* begin *

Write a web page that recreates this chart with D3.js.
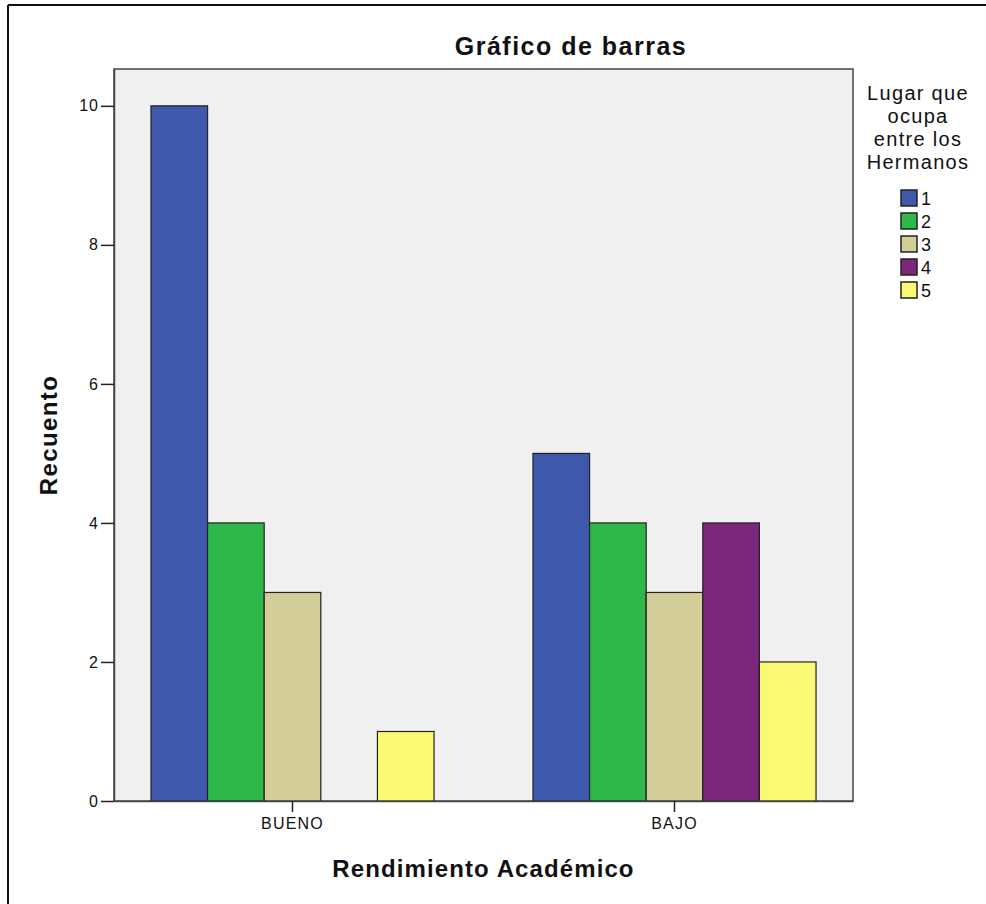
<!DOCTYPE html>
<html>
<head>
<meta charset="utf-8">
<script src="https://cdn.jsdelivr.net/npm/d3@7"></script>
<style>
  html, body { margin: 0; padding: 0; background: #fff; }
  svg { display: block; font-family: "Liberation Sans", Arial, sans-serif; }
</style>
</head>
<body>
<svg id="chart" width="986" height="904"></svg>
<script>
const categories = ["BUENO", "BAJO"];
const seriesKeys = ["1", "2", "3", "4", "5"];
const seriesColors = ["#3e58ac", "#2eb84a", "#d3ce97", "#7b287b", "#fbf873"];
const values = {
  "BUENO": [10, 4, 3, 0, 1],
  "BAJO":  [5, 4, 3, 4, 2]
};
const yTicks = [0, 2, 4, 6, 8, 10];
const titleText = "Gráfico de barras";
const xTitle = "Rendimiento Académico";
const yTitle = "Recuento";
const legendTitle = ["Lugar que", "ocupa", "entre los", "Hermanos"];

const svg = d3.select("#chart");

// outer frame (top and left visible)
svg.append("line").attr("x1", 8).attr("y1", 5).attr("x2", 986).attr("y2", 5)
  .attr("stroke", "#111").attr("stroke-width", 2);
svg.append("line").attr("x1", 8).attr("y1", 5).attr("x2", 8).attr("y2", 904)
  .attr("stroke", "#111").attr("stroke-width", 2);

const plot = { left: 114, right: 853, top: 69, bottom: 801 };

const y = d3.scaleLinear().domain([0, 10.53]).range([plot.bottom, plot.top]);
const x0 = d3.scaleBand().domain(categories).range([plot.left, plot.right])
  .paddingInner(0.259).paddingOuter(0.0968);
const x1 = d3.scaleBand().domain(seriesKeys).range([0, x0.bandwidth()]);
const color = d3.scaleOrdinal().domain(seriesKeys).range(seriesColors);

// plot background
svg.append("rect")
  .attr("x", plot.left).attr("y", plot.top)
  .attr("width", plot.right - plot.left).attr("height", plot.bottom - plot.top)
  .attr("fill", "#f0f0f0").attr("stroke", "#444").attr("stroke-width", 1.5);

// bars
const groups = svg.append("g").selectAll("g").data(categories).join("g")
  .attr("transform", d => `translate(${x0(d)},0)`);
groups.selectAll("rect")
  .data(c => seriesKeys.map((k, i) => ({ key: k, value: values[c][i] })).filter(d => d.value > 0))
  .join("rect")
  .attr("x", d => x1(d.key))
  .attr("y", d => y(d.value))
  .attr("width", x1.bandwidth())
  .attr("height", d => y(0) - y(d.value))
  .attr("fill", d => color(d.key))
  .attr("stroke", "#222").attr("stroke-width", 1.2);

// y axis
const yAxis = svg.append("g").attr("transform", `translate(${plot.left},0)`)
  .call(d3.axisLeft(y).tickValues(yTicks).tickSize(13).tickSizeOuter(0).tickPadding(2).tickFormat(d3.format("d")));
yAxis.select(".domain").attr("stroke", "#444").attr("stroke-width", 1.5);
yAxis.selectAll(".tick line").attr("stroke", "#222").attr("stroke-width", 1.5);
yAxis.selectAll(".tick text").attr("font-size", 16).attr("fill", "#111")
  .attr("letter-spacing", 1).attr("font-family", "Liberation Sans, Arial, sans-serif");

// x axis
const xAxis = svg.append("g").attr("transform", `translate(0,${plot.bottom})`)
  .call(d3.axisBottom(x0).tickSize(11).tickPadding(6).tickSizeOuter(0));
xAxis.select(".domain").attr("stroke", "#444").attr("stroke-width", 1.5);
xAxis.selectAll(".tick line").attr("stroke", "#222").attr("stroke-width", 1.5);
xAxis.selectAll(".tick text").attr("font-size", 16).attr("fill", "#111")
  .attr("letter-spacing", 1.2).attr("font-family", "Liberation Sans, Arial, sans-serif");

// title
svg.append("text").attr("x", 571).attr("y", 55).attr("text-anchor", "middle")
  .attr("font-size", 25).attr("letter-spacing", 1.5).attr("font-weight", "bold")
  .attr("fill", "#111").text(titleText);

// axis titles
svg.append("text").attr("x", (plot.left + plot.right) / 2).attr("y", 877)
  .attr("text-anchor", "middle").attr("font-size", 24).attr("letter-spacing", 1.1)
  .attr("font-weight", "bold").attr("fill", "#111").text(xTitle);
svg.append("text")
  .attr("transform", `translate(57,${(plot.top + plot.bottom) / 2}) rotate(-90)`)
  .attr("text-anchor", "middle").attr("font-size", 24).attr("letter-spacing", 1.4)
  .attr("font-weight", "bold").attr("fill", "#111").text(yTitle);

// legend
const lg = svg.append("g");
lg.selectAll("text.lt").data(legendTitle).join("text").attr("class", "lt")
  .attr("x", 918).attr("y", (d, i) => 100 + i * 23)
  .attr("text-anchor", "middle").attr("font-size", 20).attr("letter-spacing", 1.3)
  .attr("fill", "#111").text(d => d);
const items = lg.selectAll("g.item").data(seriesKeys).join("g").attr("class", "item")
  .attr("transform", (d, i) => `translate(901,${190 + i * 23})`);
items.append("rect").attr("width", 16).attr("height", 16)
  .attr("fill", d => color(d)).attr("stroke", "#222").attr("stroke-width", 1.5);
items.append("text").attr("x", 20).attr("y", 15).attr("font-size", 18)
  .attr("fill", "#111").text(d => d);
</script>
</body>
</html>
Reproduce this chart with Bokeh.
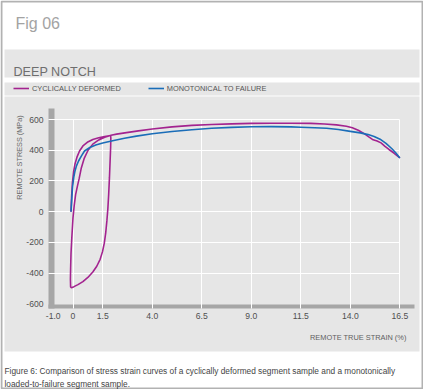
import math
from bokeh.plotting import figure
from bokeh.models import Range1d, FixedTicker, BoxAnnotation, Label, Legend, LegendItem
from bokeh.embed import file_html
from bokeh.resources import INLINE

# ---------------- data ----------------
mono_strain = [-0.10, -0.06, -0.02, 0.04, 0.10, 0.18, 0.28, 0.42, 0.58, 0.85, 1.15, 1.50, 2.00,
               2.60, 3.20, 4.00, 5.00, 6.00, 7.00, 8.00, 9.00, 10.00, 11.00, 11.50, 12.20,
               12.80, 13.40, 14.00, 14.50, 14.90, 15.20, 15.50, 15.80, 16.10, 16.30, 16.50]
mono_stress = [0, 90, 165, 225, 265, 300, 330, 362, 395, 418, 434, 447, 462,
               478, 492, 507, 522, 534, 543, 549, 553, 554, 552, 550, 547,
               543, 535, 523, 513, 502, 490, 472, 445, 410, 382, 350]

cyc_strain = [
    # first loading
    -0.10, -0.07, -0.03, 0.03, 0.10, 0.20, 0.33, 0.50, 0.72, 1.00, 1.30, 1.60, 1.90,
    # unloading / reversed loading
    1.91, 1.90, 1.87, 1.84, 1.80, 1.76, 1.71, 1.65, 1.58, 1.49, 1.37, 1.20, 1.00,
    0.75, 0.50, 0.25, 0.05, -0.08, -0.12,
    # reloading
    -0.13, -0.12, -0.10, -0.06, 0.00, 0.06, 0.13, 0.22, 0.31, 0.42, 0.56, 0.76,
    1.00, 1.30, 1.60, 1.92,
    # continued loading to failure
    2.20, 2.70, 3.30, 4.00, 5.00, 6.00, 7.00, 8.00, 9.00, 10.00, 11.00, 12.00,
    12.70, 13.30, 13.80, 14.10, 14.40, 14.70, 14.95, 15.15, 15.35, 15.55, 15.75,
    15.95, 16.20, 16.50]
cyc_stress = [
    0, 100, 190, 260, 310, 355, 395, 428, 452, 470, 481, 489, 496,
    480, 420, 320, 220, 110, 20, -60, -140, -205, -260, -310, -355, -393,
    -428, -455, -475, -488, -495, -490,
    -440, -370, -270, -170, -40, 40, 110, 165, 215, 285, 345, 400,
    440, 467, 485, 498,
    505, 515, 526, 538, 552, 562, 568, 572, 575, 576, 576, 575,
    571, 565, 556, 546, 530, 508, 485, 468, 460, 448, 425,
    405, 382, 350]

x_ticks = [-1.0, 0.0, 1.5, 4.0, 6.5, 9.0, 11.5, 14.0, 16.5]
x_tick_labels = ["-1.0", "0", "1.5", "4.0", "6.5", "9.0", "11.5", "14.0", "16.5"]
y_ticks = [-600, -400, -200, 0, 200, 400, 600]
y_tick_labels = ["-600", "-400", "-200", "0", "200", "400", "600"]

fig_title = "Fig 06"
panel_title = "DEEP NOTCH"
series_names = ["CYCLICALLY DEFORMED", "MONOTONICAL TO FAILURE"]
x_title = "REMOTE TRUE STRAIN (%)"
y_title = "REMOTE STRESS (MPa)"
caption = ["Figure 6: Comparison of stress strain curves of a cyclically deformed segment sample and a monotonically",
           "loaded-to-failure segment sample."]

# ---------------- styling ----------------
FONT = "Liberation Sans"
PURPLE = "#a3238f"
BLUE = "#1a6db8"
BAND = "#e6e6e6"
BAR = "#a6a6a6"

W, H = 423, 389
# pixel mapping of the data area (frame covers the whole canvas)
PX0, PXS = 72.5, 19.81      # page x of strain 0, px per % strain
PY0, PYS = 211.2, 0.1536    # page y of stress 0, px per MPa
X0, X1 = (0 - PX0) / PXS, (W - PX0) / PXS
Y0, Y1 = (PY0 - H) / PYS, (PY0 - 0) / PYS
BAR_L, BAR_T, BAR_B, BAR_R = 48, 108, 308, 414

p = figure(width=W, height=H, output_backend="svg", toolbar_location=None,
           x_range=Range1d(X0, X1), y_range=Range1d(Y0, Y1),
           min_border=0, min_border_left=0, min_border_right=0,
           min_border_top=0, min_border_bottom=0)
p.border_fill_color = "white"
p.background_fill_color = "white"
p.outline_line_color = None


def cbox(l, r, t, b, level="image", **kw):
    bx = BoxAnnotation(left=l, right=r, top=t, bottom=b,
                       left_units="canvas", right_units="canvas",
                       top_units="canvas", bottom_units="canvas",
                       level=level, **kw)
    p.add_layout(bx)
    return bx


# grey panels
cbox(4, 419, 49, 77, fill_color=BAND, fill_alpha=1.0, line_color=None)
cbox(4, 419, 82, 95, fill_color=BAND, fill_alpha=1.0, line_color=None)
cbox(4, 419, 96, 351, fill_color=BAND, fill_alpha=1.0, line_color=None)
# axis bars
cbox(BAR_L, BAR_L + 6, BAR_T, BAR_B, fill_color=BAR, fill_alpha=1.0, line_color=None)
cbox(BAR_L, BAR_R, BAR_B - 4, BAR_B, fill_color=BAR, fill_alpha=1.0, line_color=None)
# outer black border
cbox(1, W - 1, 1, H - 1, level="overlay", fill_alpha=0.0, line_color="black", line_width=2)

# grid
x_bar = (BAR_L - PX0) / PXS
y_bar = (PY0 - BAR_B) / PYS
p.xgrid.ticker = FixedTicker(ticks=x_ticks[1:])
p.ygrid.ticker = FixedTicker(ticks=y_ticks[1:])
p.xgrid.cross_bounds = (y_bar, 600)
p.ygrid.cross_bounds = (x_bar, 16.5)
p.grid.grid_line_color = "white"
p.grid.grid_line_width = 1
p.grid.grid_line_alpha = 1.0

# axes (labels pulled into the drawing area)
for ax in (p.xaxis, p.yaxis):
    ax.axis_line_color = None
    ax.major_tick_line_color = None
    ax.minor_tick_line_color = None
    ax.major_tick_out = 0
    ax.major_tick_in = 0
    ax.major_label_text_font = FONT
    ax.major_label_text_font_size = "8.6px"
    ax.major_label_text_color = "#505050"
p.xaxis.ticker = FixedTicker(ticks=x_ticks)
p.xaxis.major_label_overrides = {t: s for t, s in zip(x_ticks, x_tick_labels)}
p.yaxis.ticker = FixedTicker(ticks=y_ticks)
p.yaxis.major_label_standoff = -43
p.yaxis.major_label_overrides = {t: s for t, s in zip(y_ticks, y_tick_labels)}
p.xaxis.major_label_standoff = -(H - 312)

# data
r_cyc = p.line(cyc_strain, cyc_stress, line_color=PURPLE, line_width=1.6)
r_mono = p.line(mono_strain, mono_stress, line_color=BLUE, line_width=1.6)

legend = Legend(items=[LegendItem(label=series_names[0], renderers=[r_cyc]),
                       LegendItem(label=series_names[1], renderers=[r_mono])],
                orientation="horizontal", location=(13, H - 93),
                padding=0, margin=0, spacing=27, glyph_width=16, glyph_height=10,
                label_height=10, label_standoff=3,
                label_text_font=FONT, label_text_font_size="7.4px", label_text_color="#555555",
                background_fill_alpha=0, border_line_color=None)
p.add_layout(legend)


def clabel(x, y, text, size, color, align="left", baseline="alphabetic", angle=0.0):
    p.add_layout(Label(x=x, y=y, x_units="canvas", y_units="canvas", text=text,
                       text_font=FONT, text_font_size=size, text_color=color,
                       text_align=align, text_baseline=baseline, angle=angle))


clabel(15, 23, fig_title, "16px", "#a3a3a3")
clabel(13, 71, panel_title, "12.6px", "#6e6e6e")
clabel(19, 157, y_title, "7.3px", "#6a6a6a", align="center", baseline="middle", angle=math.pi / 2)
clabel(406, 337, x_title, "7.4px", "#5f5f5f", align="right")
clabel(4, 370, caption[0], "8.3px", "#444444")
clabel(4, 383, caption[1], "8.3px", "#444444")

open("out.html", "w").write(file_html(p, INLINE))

* end *
* begin *

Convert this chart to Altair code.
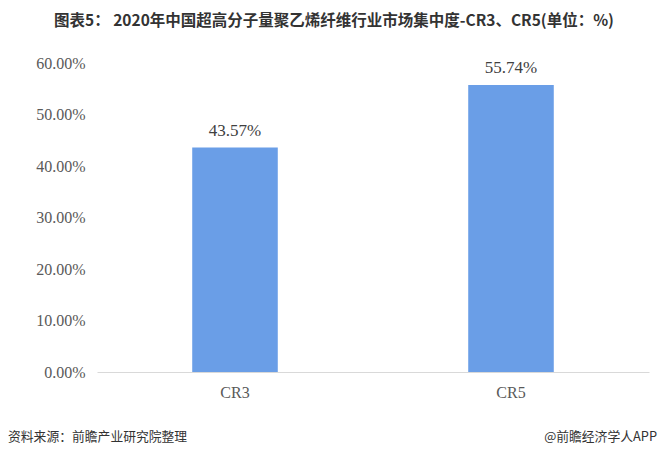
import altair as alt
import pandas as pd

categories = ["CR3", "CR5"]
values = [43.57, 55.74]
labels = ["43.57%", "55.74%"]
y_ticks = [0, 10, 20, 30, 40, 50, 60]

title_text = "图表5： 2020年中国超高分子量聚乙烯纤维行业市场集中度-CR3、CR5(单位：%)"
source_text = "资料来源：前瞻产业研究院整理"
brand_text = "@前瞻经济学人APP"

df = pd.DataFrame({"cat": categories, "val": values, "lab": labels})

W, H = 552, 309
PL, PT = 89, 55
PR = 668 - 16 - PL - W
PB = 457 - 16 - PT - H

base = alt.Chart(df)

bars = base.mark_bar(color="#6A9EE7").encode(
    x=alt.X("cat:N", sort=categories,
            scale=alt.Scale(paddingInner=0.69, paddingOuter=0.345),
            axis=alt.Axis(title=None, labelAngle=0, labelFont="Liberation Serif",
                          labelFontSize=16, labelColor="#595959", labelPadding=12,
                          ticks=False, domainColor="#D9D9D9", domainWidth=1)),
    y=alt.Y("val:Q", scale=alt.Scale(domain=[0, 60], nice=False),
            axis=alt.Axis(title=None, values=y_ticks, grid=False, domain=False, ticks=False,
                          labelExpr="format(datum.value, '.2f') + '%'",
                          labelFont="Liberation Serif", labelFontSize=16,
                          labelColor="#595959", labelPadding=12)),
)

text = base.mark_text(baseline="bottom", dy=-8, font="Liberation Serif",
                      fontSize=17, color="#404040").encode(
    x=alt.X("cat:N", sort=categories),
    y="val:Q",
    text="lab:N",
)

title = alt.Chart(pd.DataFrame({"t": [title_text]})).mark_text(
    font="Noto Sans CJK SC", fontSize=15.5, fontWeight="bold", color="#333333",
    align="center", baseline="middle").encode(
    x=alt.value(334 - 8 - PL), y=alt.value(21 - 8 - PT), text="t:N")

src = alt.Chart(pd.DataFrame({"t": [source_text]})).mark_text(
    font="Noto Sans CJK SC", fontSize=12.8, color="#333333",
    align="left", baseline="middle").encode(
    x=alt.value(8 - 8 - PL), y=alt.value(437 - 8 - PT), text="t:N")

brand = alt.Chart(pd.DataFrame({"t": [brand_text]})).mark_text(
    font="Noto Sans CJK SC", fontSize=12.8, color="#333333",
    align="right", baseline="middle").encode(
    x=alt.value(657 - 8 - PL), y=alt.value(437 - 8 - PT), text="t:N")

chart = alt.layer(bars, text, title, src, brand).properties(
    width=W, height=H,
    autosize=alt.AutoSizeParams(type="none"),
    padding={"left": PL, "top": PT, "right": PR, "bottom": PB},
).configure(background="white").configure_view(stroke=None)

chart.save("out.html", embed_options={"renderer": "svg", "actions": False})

* end *

Look above for the line with "Reproduce this chart with Bokeh." and the line with "543, 535, 523, 513, 502, 490, 472, 445, 410, 382, 350]", then copy exactly the lines from the first through the second, both kept, with no pictures.

Reproduce this chart with Bokeh.
import math
from bokeh.plotting import figure
from bokeh.models import Range1d, FixedTicker, BoxAnnotation, Label, Legend, LegendItem
from bokeh.embed import file_html
from bokeh.resources import INLINE

# ---------------- data ----------------
mono_strain = [-0.10, -0.06, -0.02, 0.04, 0.10, 0.18, 0.28, 0.42, 0.58, 0.85, 1.15, 1.50, 2.00,
               2.60, 3.20, 4.00, 5.00, 6.00, 7.00, 8.00, 9.00, 10.00, 11.00, 11.50, 12.20,
               12.80, 13.40, 14.00, 14.50, 14.90, 15.20, 15.50, 15.80, 16.10, 16.30, 16.50]
mono_stress = [0, 90, 165, 225, 265, 300, 330, 362, 395, 418, 434, 447, 462,
               478, 492, 507, 522, 534, 543, 549, 553, 554, 552, 550, 547,
               543, 535, 523, 513, 502, 490, 472, 445, 410, 382, 350]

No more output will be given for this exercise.